CNN's $7 Streaming Bet: Why Mark Thompson's Paywall Strategy Exposes the Application Layer Crisis in News Distribution
CNN's CEO Mark Thompson—the architect behind The New York Times' digital paywall success—just announced plans to launch a streaming news service at $7 per month. On the surface, this looks like a straightforward subscription play: replicate the Times' model, migrate broadcast audiences to digital, capture recurring revenue. But Thompson's bet reveals something far more significant happening beneath the business model layer: a fundamental Application Layer Communication (ALC) breakdown between how news organizations think users consume information and how they actually do.
The announcement crystallizes a pattern I've been tracking across educational technology, where institutions consistently mistake the communication protocol for the value proposition. CNN isn't really asking "Will people pay $7 for news streaming?" They're inadvertently testing a more consequential question: "Can broadcast-era organizational structures successfully orchestrate the application layer protocols that AI-native content distribution requires?"

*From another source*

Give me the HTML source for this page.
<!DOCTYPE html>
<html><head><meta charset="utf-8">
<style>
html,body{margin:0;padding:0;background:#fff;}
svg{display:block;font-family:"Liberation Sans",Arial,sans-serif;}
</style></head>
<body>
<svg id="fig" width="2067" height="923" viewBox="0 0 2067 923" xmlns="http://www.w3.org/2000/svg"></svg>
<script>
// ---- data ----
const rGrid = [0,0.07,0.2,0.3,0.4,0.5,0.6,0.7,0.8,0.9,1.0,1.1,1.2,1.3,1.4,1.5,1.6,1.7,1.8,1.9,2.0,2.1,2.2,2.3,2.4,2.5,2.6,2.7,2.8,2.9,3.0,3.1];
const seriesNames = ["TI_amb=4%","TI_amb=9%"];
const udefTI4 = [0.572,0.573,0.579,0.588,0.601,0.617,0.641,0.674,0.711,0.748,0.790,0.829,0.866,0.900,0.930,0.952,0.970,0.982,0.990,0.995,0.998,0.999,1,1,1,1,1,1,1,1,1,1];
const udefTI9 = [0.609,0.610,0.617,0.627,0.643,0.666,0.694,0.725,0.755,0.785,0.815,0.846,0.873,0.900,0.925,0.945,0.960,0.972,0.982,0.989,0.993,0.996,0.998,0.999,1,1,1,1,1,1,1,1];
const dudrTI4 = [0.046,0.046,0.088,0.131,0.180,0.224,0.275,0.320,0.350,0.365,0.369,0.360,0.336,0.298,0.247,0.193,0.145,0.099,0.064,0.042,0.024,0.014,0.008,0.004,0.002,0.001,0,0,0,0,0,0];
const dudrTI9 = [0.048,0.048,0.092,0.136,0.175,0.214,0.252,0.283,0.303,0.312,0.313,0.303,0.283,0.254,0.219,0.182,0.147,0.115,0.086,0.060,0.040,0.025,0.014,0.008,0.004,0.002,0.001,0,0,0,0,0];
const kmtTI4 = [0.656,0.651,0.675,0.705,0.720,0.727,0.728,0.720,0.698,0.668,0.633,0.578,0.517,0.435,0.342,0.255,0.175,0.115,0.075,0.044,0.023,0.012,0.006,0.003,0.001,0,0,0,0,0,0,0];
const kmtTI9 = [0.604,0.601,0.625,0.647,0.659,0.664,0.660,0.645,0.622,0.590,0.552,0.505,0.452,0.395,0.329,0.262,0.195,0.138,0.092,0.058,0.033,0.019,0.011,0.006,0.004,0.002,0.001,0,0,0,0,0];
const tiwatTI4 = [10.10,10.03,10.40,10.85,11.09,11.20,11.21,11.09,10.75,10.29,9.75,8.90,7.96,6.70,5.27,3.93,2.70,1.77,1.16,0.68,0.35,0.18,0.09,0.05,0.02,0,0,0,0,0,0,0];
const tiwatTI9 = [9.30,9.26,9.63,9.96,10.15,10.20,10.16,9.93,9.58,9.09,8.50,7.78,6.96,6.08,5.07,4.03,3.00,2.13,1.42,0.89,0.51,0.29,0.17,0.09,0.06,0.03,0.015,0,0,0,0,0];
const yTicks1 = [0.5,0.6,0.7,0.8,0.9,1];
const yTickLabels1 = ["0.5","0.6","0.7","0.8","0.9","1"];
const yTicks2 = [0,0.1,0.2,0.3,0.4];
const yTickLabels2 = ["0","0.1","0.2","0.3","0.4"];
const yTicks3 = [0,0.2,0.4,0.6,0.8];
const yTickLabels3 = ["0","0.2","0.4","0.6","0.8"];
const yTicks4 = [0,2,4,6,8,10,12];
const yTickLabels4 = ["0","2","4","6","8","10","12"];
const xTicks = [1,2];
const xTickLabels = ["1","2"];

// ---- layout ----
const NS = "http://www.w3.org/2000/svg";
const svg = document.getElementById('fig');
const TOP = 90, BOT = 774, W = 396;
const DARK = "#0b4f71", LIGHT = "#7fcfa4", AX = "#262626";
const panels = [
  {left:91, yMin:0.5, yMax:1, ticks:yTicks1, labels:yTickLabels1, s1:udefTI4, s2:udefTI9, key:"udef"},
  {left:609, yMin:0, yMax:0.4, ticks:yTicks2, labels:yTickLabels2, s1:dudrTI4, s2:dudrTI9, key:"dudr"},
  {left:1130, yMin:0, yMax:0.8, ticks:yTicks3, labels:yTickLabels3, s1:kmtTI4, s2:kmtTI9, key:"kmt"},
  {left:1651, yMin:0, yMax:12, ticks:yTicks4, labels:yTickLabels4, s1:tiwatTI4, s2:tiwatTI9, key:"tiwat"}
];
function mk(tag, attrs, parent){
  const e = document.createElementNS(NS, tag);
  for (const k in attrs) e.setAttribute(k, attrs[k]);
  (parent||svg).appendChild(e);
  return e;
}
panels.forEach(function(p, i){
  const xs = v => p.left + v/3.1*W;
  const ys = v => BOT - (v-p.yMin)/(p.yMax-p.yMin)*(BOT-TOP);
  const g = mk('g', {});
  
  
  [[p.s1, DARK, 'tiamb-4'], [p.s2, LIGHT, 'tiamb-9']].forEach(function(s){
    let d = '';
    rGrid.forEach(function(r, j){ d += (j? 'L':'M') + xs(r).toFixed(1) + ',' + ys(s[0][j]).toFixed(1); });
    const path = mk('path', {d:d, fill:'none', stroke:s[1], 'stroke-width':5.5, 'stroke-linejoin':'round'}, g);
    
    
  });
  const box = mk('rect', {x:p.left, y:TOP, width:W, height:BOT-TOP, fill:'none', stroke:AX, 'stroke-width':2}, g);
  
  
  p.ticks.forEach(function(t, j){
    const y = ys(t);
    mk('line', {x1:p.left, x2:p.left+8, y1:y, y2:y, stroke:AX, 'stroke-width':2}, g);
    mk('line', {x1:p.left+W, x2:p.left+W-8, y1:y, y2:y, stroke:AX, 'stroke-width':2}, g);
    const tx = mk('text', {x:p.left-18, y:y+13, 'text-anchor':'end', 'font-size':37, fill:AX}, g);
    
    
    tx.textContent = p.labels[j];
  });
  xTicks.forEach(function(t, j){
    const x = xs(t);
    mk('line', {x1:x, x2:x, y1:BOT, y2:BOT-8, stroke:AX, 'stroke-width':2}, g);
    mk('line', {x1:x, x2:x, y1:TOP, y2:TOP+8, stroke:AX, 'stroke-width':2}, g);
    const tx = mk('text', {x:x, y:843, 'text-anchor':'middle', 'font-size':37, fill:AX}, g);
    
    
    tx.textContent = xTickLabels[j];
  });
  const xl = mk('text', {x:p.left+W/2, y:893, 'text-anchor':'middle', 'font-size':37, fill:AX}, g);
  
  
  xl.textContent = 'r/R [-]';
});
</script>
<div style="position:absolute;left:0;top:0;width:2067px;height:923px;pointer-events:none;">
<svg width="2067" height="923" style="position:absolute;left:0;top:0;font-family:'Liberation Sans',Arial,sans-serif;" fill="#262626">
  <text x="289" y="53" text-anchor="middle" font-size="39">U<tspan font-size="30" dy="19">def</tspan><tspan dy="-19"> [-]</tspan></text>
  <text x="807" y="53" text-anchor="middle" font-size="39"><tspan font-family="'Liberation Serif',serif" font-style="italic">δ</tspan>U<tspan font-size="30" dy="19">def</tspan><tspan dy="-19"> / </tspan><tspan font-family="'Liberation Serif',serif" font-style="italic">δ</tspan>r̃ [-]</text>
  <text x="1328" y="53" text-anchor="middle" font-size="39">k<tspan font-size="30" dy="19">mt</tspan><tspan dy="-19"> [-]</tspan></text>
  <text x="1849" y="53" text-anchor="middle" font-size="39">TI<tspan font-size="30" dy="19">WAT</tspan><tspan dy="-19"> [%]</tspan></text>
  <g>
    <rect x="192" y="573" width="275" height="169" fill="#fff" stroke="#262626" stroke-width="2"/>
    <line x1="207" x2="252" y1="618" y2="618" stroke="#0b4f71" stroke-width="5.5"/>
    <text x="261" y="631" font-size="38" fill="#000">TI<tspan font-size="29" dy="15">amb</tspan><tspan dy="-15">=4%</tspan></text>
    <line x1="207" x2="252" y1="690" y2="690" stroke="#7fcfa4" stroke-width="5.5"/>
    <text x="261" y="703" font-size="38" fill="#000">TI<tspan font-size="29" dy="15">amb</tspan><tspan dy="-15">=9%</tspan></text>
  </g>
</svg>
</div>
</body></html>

The Hidden Protocol Mismatch
Thompson's streaming service assumes users want more CNN—more anchors, more 24-hour coverage, more video infrastructure. But the actual consumption pattern emerging across information markets suggests something radically different: users want ambient awareness with selective depth, not comprehensive coverage. They want AI agents curating signal from noise across sources, not premium access to a single outlet's production capacity.
This mirrors exactly what I observed in faculty entrepreneurship patterns. Traditional institutions think they're competing on credential comprehensiveness (the CNN equivalent: programming breadth), when displaced faculty monetizing micro-credentials are actually competing on protocol efficiency—delivering precisely the knowledge unit needed at the exact moment of application. CNN's $7 bet assumes the old organizational theory holds: aggregate content, create switching costs through completeness, capture subscription revenue. But that theory breaks when users can orchestrate multiple free sources through AI agents faster than they can navigate any single premium interface.
The Two-Sided Marketplace Inversion
What's particularly revealing is Thompson's revenue architecture. He's positioning viewers as customers buying access to CNN's production. But following the logic from my museum partnership research, this may be strategically backwards. The winning play might be: give news consumption away free, capture exclusive content rights from newsmakers, then monetize through differentiated access to sources rather than packaged journalism.
Consider the organizational theory implication: CNN maintains massive fixed costs (bureaus, correspondents, broadcast infrastructure) optimized for one-to-many distribution. A streaming service doesn't change that cost structure—it just adds a paywall to the same content. Meanwhile, AI-enabled news aggregators have near-zero marginal costs and can orchestrate many-to-one personalization at scale. CNN is essentially asking users to pay $7/month for the privilege of accessing a less-efficient information protocol.
The Application Layer Literacy Gap
Here's where Thompson's Times experience might actually be a liability. The Times succeeded with paywalls because its organizational structure—longform investigative journalism requiring weeks of reporting—creates content that can't be efficiently replicated by aggregation. CNN's organizational structure—breaking news with 30-second refresh cycles—creates exactly the kind of commodity information that AI agents excel at synthesizing across free sources.
This connects directly to my thesis about Application Layer Communication as professional literacy. Thompson is making decisions based on 2010s-era mental models of how information flows between publishers and consumers. But in an AI-agent-mediated ecosystem, the relevant question isn't "What will users pay for?" It's "What communication protocols can survive when users outsource information gathering to AI agents optimized for efficiency rather than brand loyalty?"
The Strategic Imperative
If I were advising CNN's organizational transformation, I'd flip the entire model: Position CNN as infrastructure for AI news agents, not a destination for human viewers. Offer free API access to breaking news streams in exchange for attribution and data on what information AI agents are actually requesting. Then monetize through the only defensible moat in AI-mediated distribution: exclusive source access that no aggregator can replicate.
Thompson's $7 streaming bet will likely fail—not because CNN lacks quality journalism, but because the organizational structure producing that journalism is optimized for an application layer protocol (broadcast → viewer) that AI agents are systematically replacing with a more efficient one (many sources → agent → user). The real question isn't whether users will pay. It's whether legacy news organizations can recognize they're competing at the protocol level, not the content level, before their fixed costs become unsustainable.
This is the Application Layer Communication inflection point playing out in real-time: organizations built for one communication protocol desperately trying to monetize content produced for that protocol, while the protocol itself is being replaced underneath them. Thompson's streaming service is the institutional equivalent of trying to charge for telegrams in the telephone era—technically functional, but strategically obsolete.